24 Aralık 2019 Salı

GANOSLAR-IŞIKLAR DAĞLARINDA OLMANIN AYRICALIĞI


Kamera  ; Güven  Ganoslar-Işıklar Dağları



Kamera; Güven   Ganoslar



Kamera; Bülent Özkan Öğretmen ile
lodosun türküsünü dinlerken..



Kamera; Güven Yunus Usta
Manca hazırlığında


Kamera; Güven

Yunus Usta'nın kendi elleriyle yaptığı kırevi,
Lokman Bey ile birlikte...



Kamera; Güven   

Gezi grubumuzun hüzünlü şövalyesi;Bülent
                   
GANOSLAR-IŞIKLAR DAĞLARINDA OLMANIN AYRICALIĞI


   Coğrafi üstünlüğü bu kadar üst seviyelerde olup da TURİZM fakiri olmanın tarafında olmanın derin hüznüyle başlıyorum yazıma.

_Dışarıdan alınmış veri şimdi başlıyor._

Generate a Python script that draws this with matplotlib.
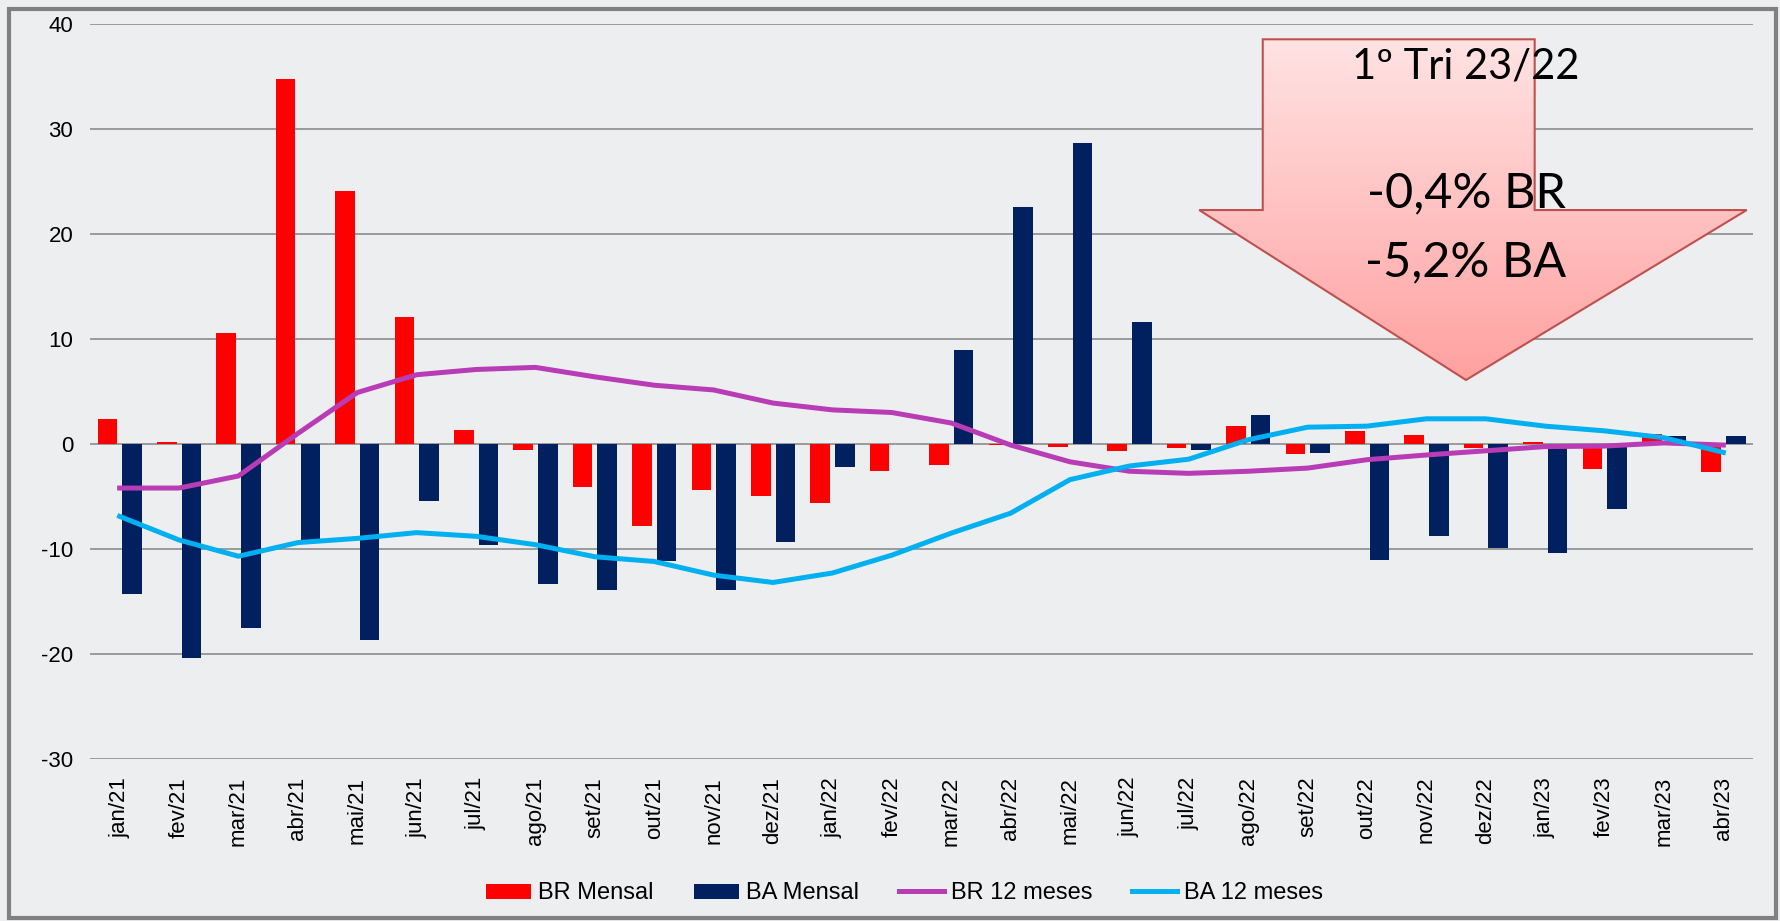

   Ege iklim özelliklerinden Karadeniz kıyısına; Istranca-Yıldız Dağları, İğneada Longoz ormanlarına kadar uzanan şehrin insanı olarak; doğamızın, kültürümüzün, coğrafi üstünlüğümüzün farkına varamadan evlerimize, işyerlerimize hapsolmuş hayatların tarafında ömrün sonunu bekleyip duruyoruz…

   Şairin seslenişinde ki gibi nasıl “Her şey yapılabilir bir beyaz kâğıda/Uçak örneğin, uçurtma mesela…” Diye devam eden uçsuz bucaksız düşlerin yaşama verdiği enerji; bizim doğamızda; Tekirdağ’ın ormanlarında, dağlarında; kırlarında ve insanında fazlasıyla vardı… Vardı diyorum; boşaltılan köylerimiz artık insana hasret… Artık marifete hasret…

   15 yıl önce başlayan Ganoslar-Işıklar Dağlarının sınanması ve kabul töreninin yapılmasıyla başlayan yolculuğumuz; Yunus Usta’nın büyük ve fedakâr katkılarıyla devam ediyor. Birçok gezi grubuna katıldım. İzmir dağları ve vadilerinde yürüdüm. Antalya’nın kanyonlarında, yüksek dağlarında onlarca kişiyle yürüdüğüm gibi, bir başıma yürüyüşler de yaptım. Ortaya çıkan sonuç; doğanın beslenmesine, doğal olana her daim muhtaç olduğumuzu görüp anlamak oldu…

   Ganoslar-Işıklar bölgesi; Kumbağ’dan başlayıp Gelibolu Bölgesine kadar inanılmaz manzaralara sahip, sıra dışı düşlerin ve dokunuşlarını hissedeceğiniz peri kızlarının, tanrı ve tanrıçaların da yaşadığı bölgedir. Güneşi, denizin üzerinden dağlara vuran ışıklarını, vadiler ve tepelerle oynadığı oyunları seyrederken, başka bir gezegende olduğunuzu hissetmeniz çok doğal…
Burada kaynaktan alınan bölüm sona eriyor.